“I decide to share my music because I enjoy sharing it. I like sharing that connection with complete strangers. It’s something beautiful,” explains Caroline Keating.
There are many aspiring artists in Montreal taking the long and winding independent road. Such artists are letting their music speak for itself and earning their colours as performers. Caroline Keating is one of them. Her music and charming personality have made this singer-songwriter one of Canada’s most interesting and promising musicians.
“I just really love stories,” the Montreal-based musician says, describing what inspires her musical projects. “I love reading stories. I like making up stories. I’ve always loved doing it and at some point the piano just kind of become my paper. Instead of writing it down I made songs out of it and every now and then I come out from my little story world and I share it with people. That’s basically me.’
Keating’s songs are peppered with influences from the likes of Billie Holliday, Nina Simone, Joni Mitchell and Bob Dylan. For Keating, music has always been a part of her. While the stories she conjured up were once confined to paper, they come alive through the medium of her spright fingers and her jazzy vocals, at once charming and nostalgic.
These days, Keating has been listening to Joni Mitchell’s Court and Spark and to a Swedish band called The Deportees. “No one really knows about them but everyone should know about them,” she explains. “Just really good music. It has a disco seventies Fleetwood Mac kind of feel.” More importantly, having returned from a tour in Germany, she’s has been in the studio lately working on her long-awaited first album. According to Keating, the album started taking shape when she first met up with sound engineer Drew Malamud: “[Drew] is really good. He’s worked with Metric and Grizzly Bear. He decided to give me a shot and gave me some time in the studio,” she says. Keating was also recently awarded a FACTOR grant: “This way the government gives you half the money and pays you back after you’ve completed the product. You can do what you want. They’ve approved your musical project and so there is no telling what kind of songs you should make. It’s any musicians dream. Un-compromised art. It’s more than just money, it’s your country’s support and it’s such an honour to receive it.”
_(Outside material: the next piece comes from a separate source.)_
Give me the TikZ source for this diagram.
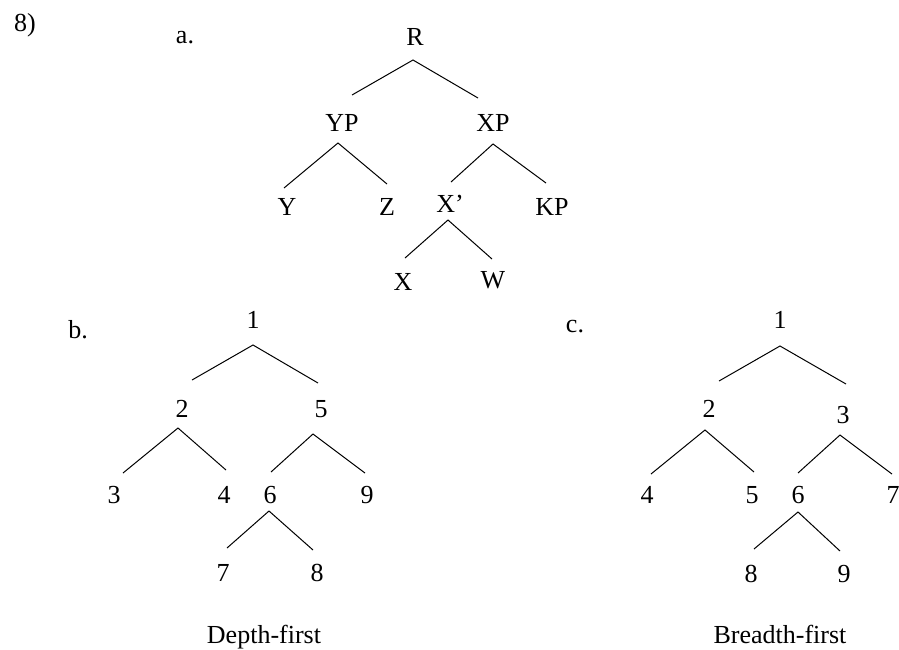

In addition to working on her album, Keating is getting ready some upcoming shows – at Bar St. Laurent 2 and at POP Montreal. This will be her third time playing POP. Of her first experience with POP, she says, ” The creative director, Daniel Seligman came to see me four years ago when I was playing Cafe Dépanneur and there were four people there and he was one of them. He was sort of like, ‘what are you doing, come on do something, play shows, don’t hide in cafes!’ He invited me to play Fringe Pop and I played POP that year.” Keating spoke of her experience fondly: “POP is what I think of as like a family, and I like to consider myself part of that family. They really look after the artists that they are into […] They are a great festival because they really believe in what I think is left to believe in in the music industry. Music for the love of music and people coming together for the love of music.”